Return to the Prize Corner frequently and add enough music-box charge to cover the next office cycle. Do not attempt to fill it completely while other threats are active. After lowering the monitor, be ready to put on the mask immediately because some arrivals offer little reaction time.
Flash the hallway in short bursts to manage Foxy and reveal central movement. Check vent lights without holding them continuously. Preserve flashlight battery by avoiding long, anxious presses.
Build a fixed sequence that always includes the music box. When the office is occupied, respond to that threat first, then resume the sequence instead of improvising a completely new order. Learn which characters ignore the mask.

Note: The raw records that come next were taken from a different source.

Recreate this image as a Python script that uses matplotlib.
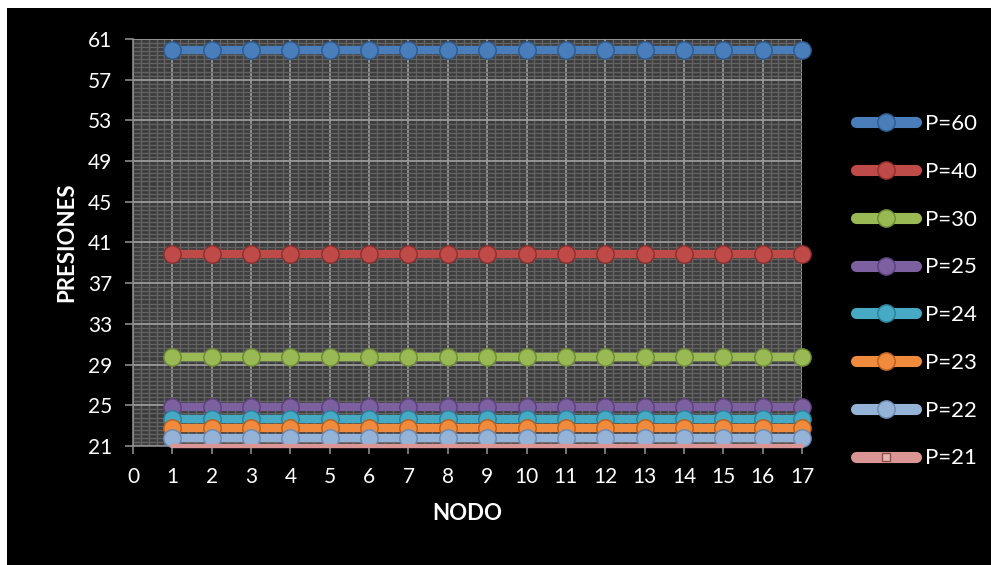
import matplotlib.pyplot as plt
import numpy as np
from matplotlib.lines import Line2D
from matplotlib.patches import Rectangle

plt.rcParams['font.family'] = ['Lato', 'DejaVu Sans']

# data
nodos = list(range(1, 18))
series_names = ['P=60', 'P=40', 'P=30', 'P=25', 'P=24', 'P=23', 'P=22', 'P=21']
series_levels = [59.9, 39.9, 29.7, 24.8, 23.7, 22.8, 21.8, 21.0]
colors = ['#4a7ebb', '#be4b48', '#98b954', '#7d60a0', '#46aac5', '#f08a3c', '#95b3d7', '#d99694']
edges = ['#2c5a8f', '#8c2f2d', '#6d8a35', '#59407a', '#2a7f96', '#b8601e', '#6a8ab3', '#b06c6a']
y_ticks = list(range(21, 62, 4))
x_ticks = list(range(0, 18))

fig = plt.figure(figsize=(9.91, 5.65), dpi=100, facecolor='white')
# black chart area with a thin white margin on top / left
fig.patches.append(Rectangle((7/991, 0), 1, 1 - 8/565, transform=fig.transFigure,
                             facecolor='black', edgecolor='none', zorder=-1))

ax = fig.add_axes([133/991, 1 - 446/565, (802 - 133)/991, (446 - 39)/565])
ax.set_facecolor('#3c3c3c')

ax.set_xlim(0, 17)
ax.set_ylim(21, 61)
ax.set_xticks(x_ticks)
ax.set_yticks(y_ticks)
ax.set_xticks(np.arange(0, 17.01, 0.2), minor=True)
ax.set_yticks(np.arange(21, 61.01, 0.4), minor=True)
ax.grid(which='minor', color='#626262', linewidth=1.0)
ax.grid(which='major', color='#9a9a9a', linewidth=1.3)
ax.set_axisbelow(True)
ax.tick_params(which='minor', length=0)
ax.tick_params(which='major', colors='#8a8a8a', length=6, width=1.2,
               labelcolor='white', labelsize=15, pad=9)
for s in ['top', 'right']:
    ax.spines[s].set_visible(False)
for s in ['left', 'bottom']:
    ax.spines[s].set_color('#8a8a8a')
    ax.spines[s].set_linewidth(1.2)

handles = []
for name, lvl, c, e in zip(series_names, series_levels, colors, edges):
    vals = [lvl] * len(nodos)
    if name == 'P=21':
        ax.plot(nodos, vals, color=c, lw=3.2, solid_capstyle='round', clip_on=False, zorder=3)
        handles.append(Line2D([], [], color=c, lw=8, solid_capstyle='round',
                              marker='s', markersize=6, markerfacecolor='#e8b4b2',
                              markeredgecolor='#8c4f4d'))
    else:
        ax.plot(nodos, vals, color=c, lw=6, marker='o', markersize=12.5,
                markerfacecolor=c, markeredgecolor=e, markeredgewidth=1,
                clip_on=False, zorder=3)
        handles.append(Line2D([], [], color=c, lw=8, solid_capstyle='round',
                              marker='o', markersize=12.5, markerfacecolor=c,
                              markeredgecolor=e))

ax.set_xlabel('NODO', color='white', fontsize=16, fontweight='bold', labelpad=12)
ax.set_ylabel('PRESIONES', color='white', fontsize=16, fontweight='bold', labelpad=8)

leg = fig.legend(handles, series_names, loc='upper left', bbox_to_anchor=(836/991, 1 - 94/565),
                 frameon=False, fontsize=16, labelcolor='white', handlelength=2.7,
                 handletextpad=0.4, labelspacing=1.25)

fig.savefig('out.png', dpi=100, facecolor=fig.get_facecolor())
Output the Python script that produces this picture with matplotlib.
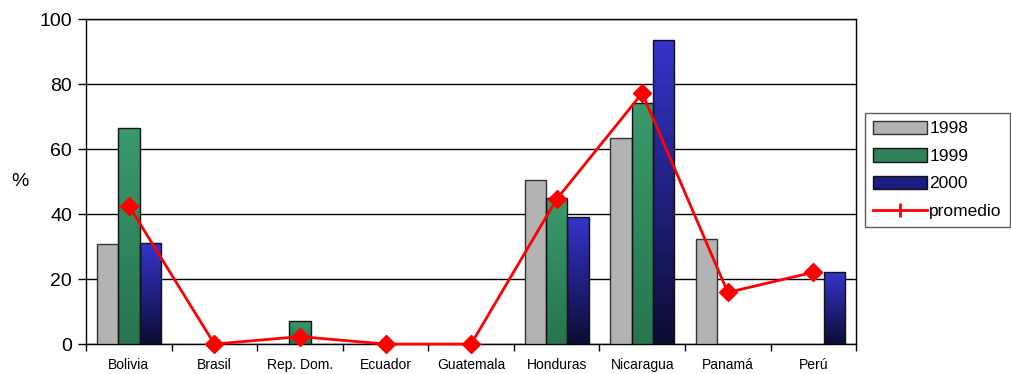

On difficult nights, consistency matters more than checking every camera or trying to track every animatronic’s exact room.
Pros
- Multiple defense tools create intense multitasking.
- Larger animatronic cast varies encounters.
- Music box prevents passive play.
- Story details expand the original mystery.
Cons
- Later nights can become mechanically exhausting.
- Crowded audio and visuals obscure failure causes.
- Success often depends on a strict routine.
Beginner Tips
- Wind the music box on every cycle.
- Expect to use the mask after lowering cameras.
- Flash Foxy in short controlled bursts.
- Check both vents quickly.
- Learn which threats the mask cannot stop.
FAQ
Why are there no security doors?
This location uses the Freddy mask, flashlight, vent checks, and music box as its main defensive systems.
What happens if the music box runs out?
The Puppet leaves its containment and will eventually end the night; the mask cannot provide a normal recovery.
Does the Freddy mask work on every character?
No. Several threats require flashlight timing or another specific response.
Is FNaF 2 a direct continuation?
Its events are presented as an earlier incident, while its mechanics and story information expand the first game.